The fossilized bones of a tiny amphibian-like creature that scurried around the shores of County Clare 325 million years ago have been discovered by Dr Eamon Doyle, a geologist for the Burren and Cliffs of Moher UNESCO Global Geopark and Clare County Council. The two small bones have been described by Dr Doyle and fossil vertebrate researcher Aodhán Ó Gogáin of Trinity College Dublin in the latest edition of the Irish Journal of Earth Sciences, published by the Royal Irish Academy. 

The 10mm-long bones come from a leg and possibly a hip bone from a small amphibian that would have been an ancestor to the first lizards which ultimately evolved into the dinosaurs 100 million years later.

The amphibian lived during a geological time called the Carboniferous Period which lasted from 360 to 299 million years ago. This is an important period in the evolution of life as it is during this time that amphibians evolved from fish and first began to colonise the land.

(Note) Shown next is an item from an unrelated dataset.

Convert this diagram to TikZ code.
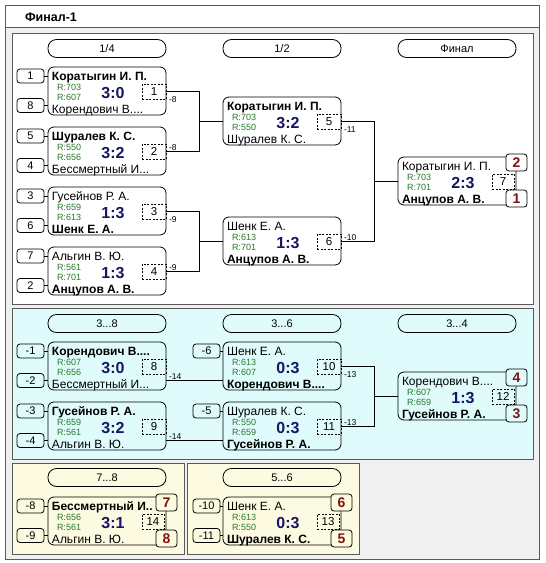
\documentclass[tikz,border=0pt]{standalone}
\usepackage{fontspec}
\setmainfont{Liberation Sans}
\usetikzlibrary{calc}
\definecolor{panelcyan}{RGB}{224,251,251}
\definecolor{panelyellow}{RGB}{252,250,224}
\definecolor{bggray}{RGB}{240,240,240}
\definecolor{framegray}{RGB}{90,90,90}
\definecolor{scoreblue}{RGB}{22,22,100}
\definecolor{rategreen}{RGB}{40,120,40}
\definecolor{rankred}{RGB}{128,18,18}
\newcommand\fs[1]{\fontsize{#1}{#1}\selectfont}
\tikzset{
  every node/.style={inner sep=0pt, outer sep=0pt},
  boxline/.style={draw=black, line width=0.8pt},
  matchshape/.style={boxline, rounded corners=6pt, minimum width=118pt, minimum height=48pt},
  seedbox/.style={boxline, rounded corners=3pt, minimum width=27pt, minimum height=14pt, font=\fs{11}},
  pill/.style={boxline, rounded corners=8.5pt, minimum width=118pt, minimum height=18pt, font=\fs{11}},
  numbox/.style={draw=black, dash pattern=on 2pt off 1.5pt, line width=0.7pt, minimum height=15pt, font=\fs{11.5}},
  rankbox/.style={boxline, rounded corners=3pt, minimum width=21pt, minimum height=17pt, font=\bfseries\fs{14}, text=rankred},
  pname/.style={anchor=west, font=\fs{12}, text height=8.6pt, text depth=0pt},
  rate/.style={anchor=west, font=\fs{9}, text=rategreen, text height=6.4pt, text depth=0pt},
  score/.style={font=\bfseries\fs{16}, text=scoreblue, text height=11.4pt, text depth=0pt},
  lbl/.style={anchor=west, font=\fs{8.5}, text height=6.1pt, text depth=0pt},
  conn/.style={line width=0.8pt},
  panelline/.style={draw=framegray, line width=0.8pt},
}
\def\dw{24}
\def\din{0}
% #1 id, #2 left, #3 top, #4 top name, #5 r1, #6 score, #7 r2, #8 bottom name, #9 number
\newcommand\game[9]{%
  \node[matchshape] (m#1) at ({#2+59},{#3+24}) {};
  \node[pname] (m#1a) at ({#2+4},{#3+9}) {#4};
  \node[rate] (m#1r) at ({#2+9},{#3+20.5}) {R:#5};
  \node[rate] (m#1s) at ({#2+9},{#3+30.5}) {R:#7};
  \node[score] (m#1c) at ({#2+65},{#3+25.5}) {#6};
  \node[pname] (m#1b) at ({#2+4},{#3+42}) {#8};
  \node[numbox, minimum width=\dw pt, anchor=north east] (d#1) at ({#2+118-\din},{#3+17}) {#9};
  \coordinate (m#1in) at ({#2},{#3+38.5});
  \coordinate (m#1out) at ({#2+118},{#3+38.5});
}
\newcommand\seedA[4]{\node[seedbox] (s#1a) at (#2,{#3+9}) {#4};
  \draw[conn] (s#1a.east) -- (s#1a.east -| m#1.west);}
\newcommand\seedB[4]{\node[seedbox] (s#1b) at (#2,{#3+38.5}) {#4};
  \draw[conn] (s#1b.east) -- (m#1in);}
% #1 id, #2 right, #3 top, #4 top rank, #5 bottom rank, #6 fill
\newcommand\ranks[6]{%
  \node[rankbox, fill=#6] (k#1a) at (#2,{#3+5.5}) {#4};
  \node[rankbox, fill=#6] (k#1b) at (#2,{#3+41.5}) {#5};
}
\begin{document}
\begin{tikzpicture}[x=1pt,y=-1pt]
\useasboundingbox (0,0) rectangle (546,563);
% frame
\fill[bggray] (5,5) rectangle (539,559);
\fill[white] (5,5) rectangle (539,27);
\draw[panelline] (5,5) rectangle (539,559);
\draw[panelline] (5,27) -- (539,27);
\node[anchor=west, font=\bfseries\fs{12.5}, text height=9pt, text depth=0pt] (title) at (25,16.5) {Финал-1};
% panels
\draw[panelline, fill=white] (12,33) rectangle (533,304);
\draw[panelline, fill=panelcyan] (12,308) rectangle (533,459);
\draw[panelline, fill=panelyellow] (12,463) rectangle (184,554);
\draw[panelline, fill=panelyellow] (187,463) rectangle (359,554);
% headers
\node[pill] (h1) at (107,48.5) {1/4};
\node[pill] (h2) at (282,48.5) {1/2};
\node[pill] (h3) at (457,48.5) {Финал};
\node[pill] (h4) at (107,323.5) {3...8};
\node[pill] (h5) at (282,323.5) {3...6};
\node[pill] (h6) at (457,323.5) {3...4};
\node[pill] (h7) at (107,477.5) {7...8};
\node[pill] (h8) at (282,477.5) {5...6};
% quarterfinals
\game{1}{48}{67}{\bfseries Коратыгин И. П.}{703}{3:0}{607}{Корендович В....}{1}
\seedA{1}{30.5}{67}{1}\seedB{1}{30.5}{67}{8}
\game{2}{48}{127}{\bfseries Шуралев К. С.}{550}{3:2}{656}{Бессмертный И...}{2}
\seedA{2}{30.5}{127}{5}\seedB{2}{30.5}{127}{4}
\game{3}{48}{187}{Гусейнов Р. А.}{659}{1:3}{613}{\bfseries Шенк Е. А.}{3}
\seedA{3}{30.5}{187}{3}\seedB{3}{30.5}{187}{6}
\game{4}{48}{247}{Альгин В. Ю.}{561}{1:3}{701}{\bfseries Анцупов А. В.}{4}
\seedA{4}{30.5}{247}{7}\seedB{4}{30.5}{247}{2}
% semifinals
\game{5}{223}{97}{\bfseries Коратыгин И. П.}{703}{3:2}{550}{Шуралев К. С.}{5}
\game{6}{223}{217}{Шенк Е. А.}{613}{1:3}{701}{\bfseries Анцупов А. В.}{6}
% 3...8
\game{8}{48}{342}{\bfseries Корендович В....}{607}{3:0}{656}{Бессмертный И...}{8}
\seedA{8}{30.5}{342}{-1}\seedB{8}{30.5}{342}{-2}
\game{9}{48}{402}{\bfseries Гусейнов Р. А.}{659}{3:2}{561}{Альгин В. Ю.}{9}
\seedA{9}{30.5}{402}{-3}\seedB{9}{30.5}{402}{-4}
\game{10}{223}{342}{Шенк Е. А.}{613}{0:3}{607}{\bfseries Корендович В....}{10}
\seedA{10}{206.5}{342}{-6}
\game{11}{223}{402}{Шуралев К. С.}{550}{0:3}{659}{\bfseries Гусейнов Р. А.}{11}
\seedA{11}{206.5}{402}{-5}
% ranked matches
\def\dw{22}\def\din{2}
\game{7}{398}{157}{Коратыгин И. П.}{703}{2:3}{701}{\bfseries Анцупов А. В.}{7}
\game{12}{398}{372}{Корендович В....}{607}{1:3}{659}{\bfseries Гусейнов Р. А.}{12}
\game{14}{48}{497}{\bfseries Бессмертный И..}{656}{3:1}{561}{Альгин В. Ю.}{14}
\seedA{14}{30.5}{497}{-8}\seedB{14}{30.5}{497}{-9}
\game{13}{223}{497}{Шенк Е. А.}{613}{0:3}{550}{\bfseries Шуралев К. С.}{13}
\seedA{13}{206.5}{497}{-10}\seedB{13}{206.5}{497}{-11}
% connectors
\coordinate (bxA) at (199,0);
\coordinate (bxB) at (374,0);
\draw[conn] (d1.east) -| (bxA |- m5.west) -- (m5.west);
\draw[conn] (d2.east) -| (bxA |- m5.west);
\draw[conn] (d3.east) -| (bxA |- m6.west) -- (m6.west);
\draw[conn] (d4.east) -| (bxA |- m6.west);
\draw[conn] (d5.east) -| (bxB |- m7.west) -- (m7.west);
\draw[conn] (d6.east) -| (bxB |- m7.west);
\draw[conn] (m8out) -- (m10in);
\draw[conn] (m9out) -- (m11in);
\draw[conn] (d10.east) -| (bxB |- m12.west) -- (m12.west);
\draw[conn] (d11.east) -| (bxB |- m12.west);
% connector labels
\node[lbl] (l1) at ($(d1.east)+(3,8)$) {-8};
\node[lbl] (l2) at ($(d2.east)+(3,-4.5)$) {-8};
\node[lbl] (l3) at ($(d3.east)+(3,8)$) {-9};
\node[lbl] (l4) at ($(d4.east)+(3,-4.5)$) {-9};
\node[lbl] (l5) at ($(d5.east)+(3,8)$) {-11};
\node[lbl] (l6) at ($(d6.east)+(3,-4.5)$) {-10};
\node[lbl] (l8) at ($(m8out)+(3,-4.5)$) {-14};
\node[lbl] (l9) at ($(m9out)+(3,-4.5)$) {-14};
\node[lbl] (l10) at ($(d10.east)+(3,8)$) {-13};
\node[lbl] (l11) at ($(d11.east)+(3,-4.5)$) {-13};
% ranks
\ranks{7}{516.5}{157}{2}{1}{white}
\ranks{12}{516.5}{372}{4}{3}{panelcyan}
\ranks{14}{166.5}{497}{7}{8}{panelyellow}
\ranks{13}{341.5}{497}{6}{5}{panelyellow}
\end{tikzpicture}
\end{document}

The fact that amphibian bones are rare finds in rocks of this age highlights the importance of Dr Doyle’s discovery.

The amphibian from Clare which would fit in the palm of your hand, probably lived along a swampy coastline, either in an estuary or along rivers further inland and may have been washed out to sea during a storm or flood, the bones eventually settling onto the muddy seafloor where they were buried and turned to fossils.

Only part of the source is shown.